# DATA BLOCK
------------------------
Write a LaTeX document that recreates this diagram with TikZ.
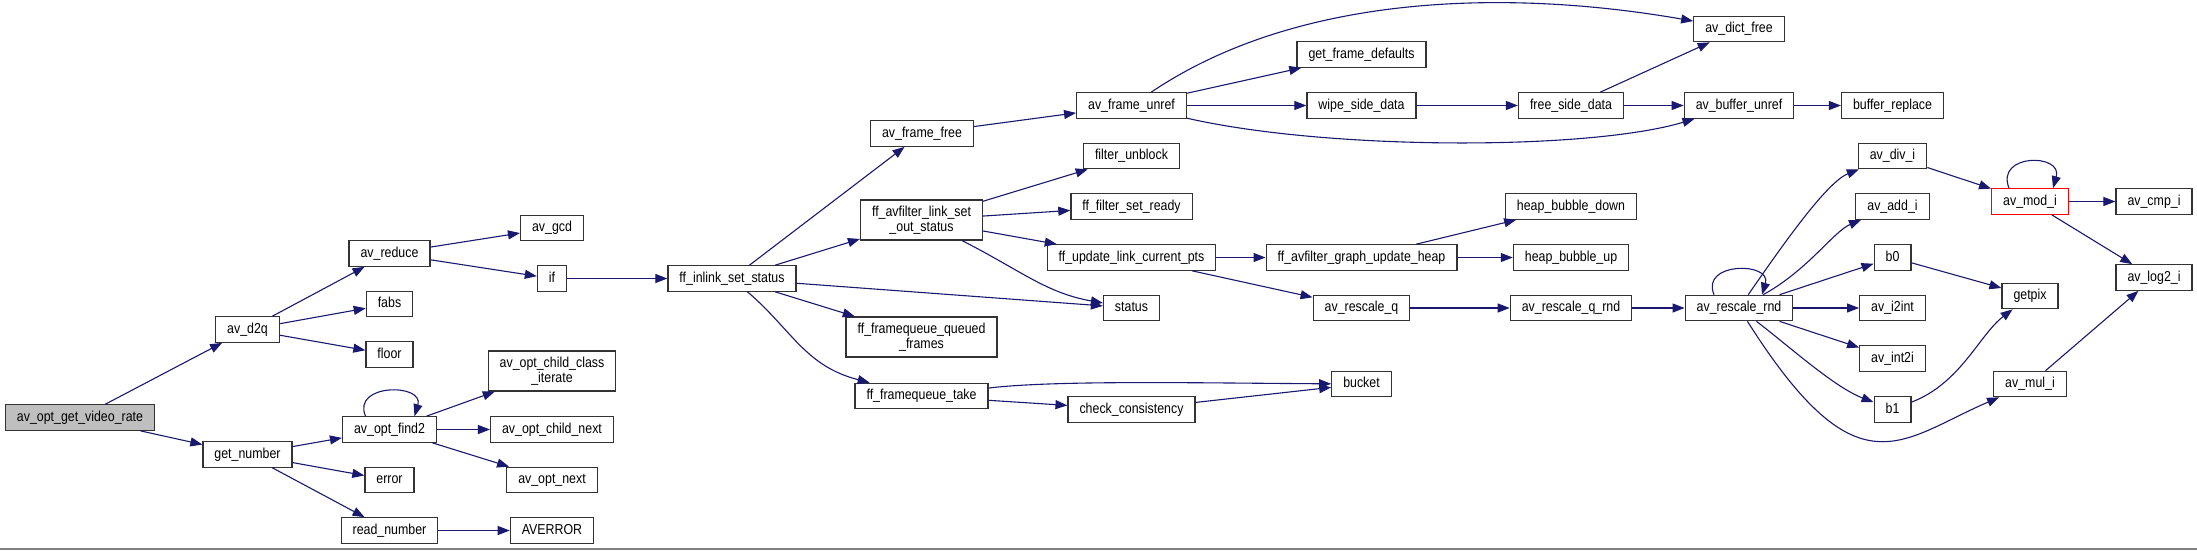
\documentclass[tikz,border=0pt]{standalone}
\usepackage{fontspec}
\setmainfont{Liberation Sans}
\newfontfamily\dotfont[FakeStretch=0.86]{Liberation Sans}
\usepackage{xcolor}
\usetikzlibrary{arrows.meta}

\definecolor{edgeblue}{HTML}{191970}
\definecolor{rootgray}{HTML}{BFBFBF}

\begin{document}
\begin{tikzpicture}[x=1pt, y=-1pt,
    fnbase/.style={draw=black!80, line width=1.2pt, fill=white, inner xsep=11.5pt, inner ysep=0pt,
      font=\dotfont\fontsize{14.4}{15}\selectfont, align=center},
    fn/.style={fnbase, minimum height=25.5pt, text height=10pt, text depth=3pt},
    fn2/.style={fnbase, minimum height=40pt},
    call/.style={draw=edgeblue, line width=1.1pt, -{Triangle[length=12pt,width=9pt]}}]
  % page and bottom rule
  \useasboundingbox (0,0) rectangle (2197,550);
  \fill[white] (0,0) rectangle (2197,550);
  \draw[black!50, line width=2pt] (0,549) -- (2197,549);

  % column 0 and 1
  \node[fn, fill=rootgray] (vrate) at (80,417.5) {av\_opt\_get\_video\_rate};
  \node[fn] (d2q) at (247.5,329.5) {av\_d2q};
  \node[fn] (getnum) at (247.5,454.5) {get\_number};
  % column 2
  \node[fn] (reduce) at (389.5,253.5) {av\_reduce};
  \node[fn] (fabs) at (389.5,304) {fabs};
  \node[fn] (floor) at (389.5,354.5) {floor};
  \node[fn] (find2) at (389.5,429.5) {av\_opt\_find2};
  \node[fn] (error) at (389.5,480) {error};
  \node[fn] (readnum) at (389.5,530.5) {read\_number};
  % column 3
  \node[fn] (gcd) at (552,228) {av\_gcd};
  \node[fn] (ifcall) at (552,278.5) {if};
  \node[fn2] (childcls) at (552,371) {av\_opt\_child\_class\\\_iterate};
  \node[fn] (childnext) at (552,429.5) {av\_opt\_child\_next};
  \node[fn] (optnext) at (552,480) {av\_opt\_next};
  \node[fn] (averror) at (552,530.5) {AVERROR};
  % column 4 and 5
  \node[fn] (inlink) at (732,278.5) {ff\_inlink\_set\_status};
  \node[fn] (framefree) at (922,133.5) {av\_frame\_free};
  \node[fn2] (setout) at (921.5,220) {ff\_avfilter\_link\_set\\\_out\_status};
  \node[fn2] (queued) at (921.5,337) {ff\_framequeue\_queued\\\_frames};
  \node[fn] (take) at (921.5,396) {ff\_framequeue\_take};
  % column 6
  \node[fn] (unref) at (1131.5,105.5) {av\_frame\_unref};
  \node[fn] (unblock) at (1131.5,156) {filter\_unblock};
  \node[fn] (setready) at (1131.5,206.5) {ff\_filter\_set\_ready};
  \node[fn] (updpts) at (1131.5,257.5) {ff\_update\_link\_current\_pts};
  \node[fn] (status) at (1131.5,308) {status};
  \node[fn] (checkcons) at (1131.5,409.5) {check\_consistency};
  % column 7
  \node[fn] (framedef) at (1361.5,54.5) {get\_frame\_defaults};
  \node[fn] (wipe) at (1361.5,105.5) {wipe\_side\_data};
  \node[fn] (heapupd) at (1361.5,257.5) {ff\_avfilter\_graph\_update\_heap};
  \node[fn] (rescaleq) at (1361.5,308) {av\_rescale\_q};
  \node[fn] (bucket) at (1361.5,384) {bucket};
  % column 8
  \node[fn] (freeside) at (1571,105.5) {free\_side\_data};
  \node[fn] (heapdown) at (1571,206.5) {heap\_bubble\_down};
  \node[fn] (heapup) at (1571,257.5) {heap\_bubble\_up};
  \node[fn] (rescaleqrnd) at (1571,308) {av\_rescale\_q\_rnd};
  % column 9
  \node[fn] (dictfree) at (1739,29) {av\_dict\_free};
  \node[fn] (bufunref) at (1739,105.5) {av\_buffer\_unref};
  \node[fn] (rescalernd) at (1739,308) {av\_rescale\_rnd};
  % column 10
  \node[fn] (bufrepl) at (1892.5,105.5) {buffer\_replace};
  \node[fn] (divi) at (1892.5,156) {av\_div\_i};
  \node[fn] (addi) at (1892.5,206.5) {av\_add\_i};
  \node[fn] (bzero) at (1892.5,257.5) {b0};
  \node[fn] (itoint) at (1892.5,308) {av\_i2int};
  \node[fn] (inttoi) at (1892.5,358.5) {av\_int2i};
  \node[fn] (bone) at (1892.5,409.5) {b1};
  % column 11 and 12
  \node[fn, draw=red] (modi) at (2030,201.5) {av\_mod\_i};
  \node[fn] (getpix) at (2030,296) {getpix};
  \node[fn] (muli) at (2030,384) {av\_mul\_i};
  \node[fn] (cmpi) at (2154,201.5) {av\_cmp\_i};
  \node[fn] (logi) at (2154,277.5) {av\_log2\_i};

  % calls, left part
  \draw[call] (vrate) -- (d2q);
  \draw[call] (vrate) -- (getnum);
  \draw[call] (d2q) -- (reduce);
  \draw[call] (d2q) -- (fabs);
  \draw[call] (d2q) -- (floor);
  \draw[call] (reduce) -- (gcd);
  \draw[call] (reduce) -- (ifcall);
  \draw[call] (ifcall) -- (inlink);
  \draw[call] (getnum) -- (find2);
  \draw[call] (getnum) -- (error);
  \draw[call] (getnum) -- (readnum);
  \draw[call] (readnum) -- (averror);
  \draw[call] ([xshift=-24pt]find2.north) .. controls +(-14,-33) and +(10,-33) .. ([xshift=25pt]find2.north);
  \draw[call] (find2) -- (childcls);
  \draw[call] (find2) -- (childnext);
  \draw[call] (find2) -- (optnext);

  % calls of ff_inlink_set_status
  \draw[call] (inlink) -- (framefree);
  \draw[call] (inlink) -- (setout);
  \draw[call] (inlink) -- (status);
  \draw[call] (inlink) -- (queued);
  \draw[call] (inlink) .. controls (792,330) and (805,366) .. (take);
  \draw[call] (setout) -- (unblock);
  \draw[call] (setout) -- (setready);
  \draw[call] (setout) -- (updpts);
  \draw[call] (setout) .. controls (1020,270) and (1046,293) .. (status);
  \draw[call] (take) .. controls (1056,380) and (1200,383) .. (bucket);
  \draw[call] (take) -- (checkcons);
  \draw[call] (checkcons) -- (bucket);

  % frame freeing
  \draw[call] (framefree) -- (unref);
  \draw[call] (unref) .. controls (1298,-7) and (1509,-11) .. (dictfree);
  \draw[call] (unref) -- (framedef);
  \draw[call] (unref) -- (wipe);
  \draw[call] (unref) .. controls (1328,150.5) and (1589,150.5) .. (bufunref);
  \draw[call] (wipe) -- (freeside);
  \draw[call] (freeside) -- (dictfree);
  \draw[call] (freeside) -- (bufunref);
  \draw[call] (bufunref) -- (bufrepl);

  % link pts and rescaling
  \draw[call] (updpts) -- (heapupd);
  \draw[call] (updpts) -- (rescaleq);
  \draw[call] (heapupd) -- (heapdown);
  \draw[call] (heapupd) -- (heapup);
  \draw[call] (rescaleq) -- (rescaleqrnd);
  \draw[call] (rescaleqrnd) -- (rescalernd);
  \draw[call] ([xshift=-25pt]rescalernd.north) .. controls +(-14,-33) and +(10,-33) .. ([xshift=23pt]rescalernd.north);
  \draw[call] (rescalernd) .. controls (1784,243) and (1827,182) .. (divi);
  \draw[call] (rescalernd) .. controls (1808,270) and (1833.5,231.5) .. (addi);
  \draw[call] (rescalernd) -- (bzero);
  \draw[call] (rescalernd) -- (itoint);
  \draw[call] (rescalernd) -- (inttoi);
  \draw[call] (rescalernd) .. controls (1790,347) and (1834,387) .. (bone);
  \draw[call] (rescalernd) .. controls (1858,496) and (1900,440) .. (muli);

  % integer helpers
  \draw[call] (divi) -- (modi);
  \draw[call] ([xshift=-21pt]modi.north) .. controls +(-14,-35) and +(10,-35) .. ([xshift=23pt]modi.north);
  \draw[call] (modi) -- (cmpi);
  \draw[call] (modi) -- (logi);
  \draw[call] (bzero) -- (getpix);
  \draw[call] (bone) .. controls (1961,383) and (1979,335) .. (getpix);
  \draw[call] (muli) -- (logi);
\end{tikzpicture}
\end{document}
------------------------
# GIVEN TASK
Reproduce the data above word for word from its first line through the line that holds "(0,549) -- (2197,549);", both ends included; skip pictures.

# ANSWER FOR THE TASK
Write a LaTeX document that recreates this diagram with TikZ.
\documentclass[tikz,border=0pt]{standalone}
\usepackage{fontspec}
\setmainfont{Liberation Sans}
\newfontfamily\dotfont[FakeStretch=0.86]{Liberation Sans}
\usepackage{xcolor}
\usetikzlibrary{arrows.meta}

\definecolor{edgeblue}{HTML}{191970}
\definecolor{rootgray}{HTML}{BFBFBF}

\begin{document}
\begin{tikzpicture}[x=1pt, y=-1pt,
    fnbase/.style={draw=black!80, line width=1.2pt, fill=white, inner xsep=11.5pt, inner ysep=0pt,
      font=\dotfont\fontsize{14.4}{15}\selectfont, align=center},
    fn/.style={fnbase, minimum height=25.5pt, text height=10pt, text depth=3pt},
    fn2/.style={fnbase, minimum height=40pt},
    call/.style={draw=edgeblue, line width=1.1pt, -{Triangle[length=12pt,width=9pt]}}]
  % page and bottom rule
  \useasboundingbox (0,0) rectangle (2197,550);
  \fill[white] (0,0) rectangle (2197,550);
  \draw[black!50, line width=2pt] (0,549) -- (2197,549);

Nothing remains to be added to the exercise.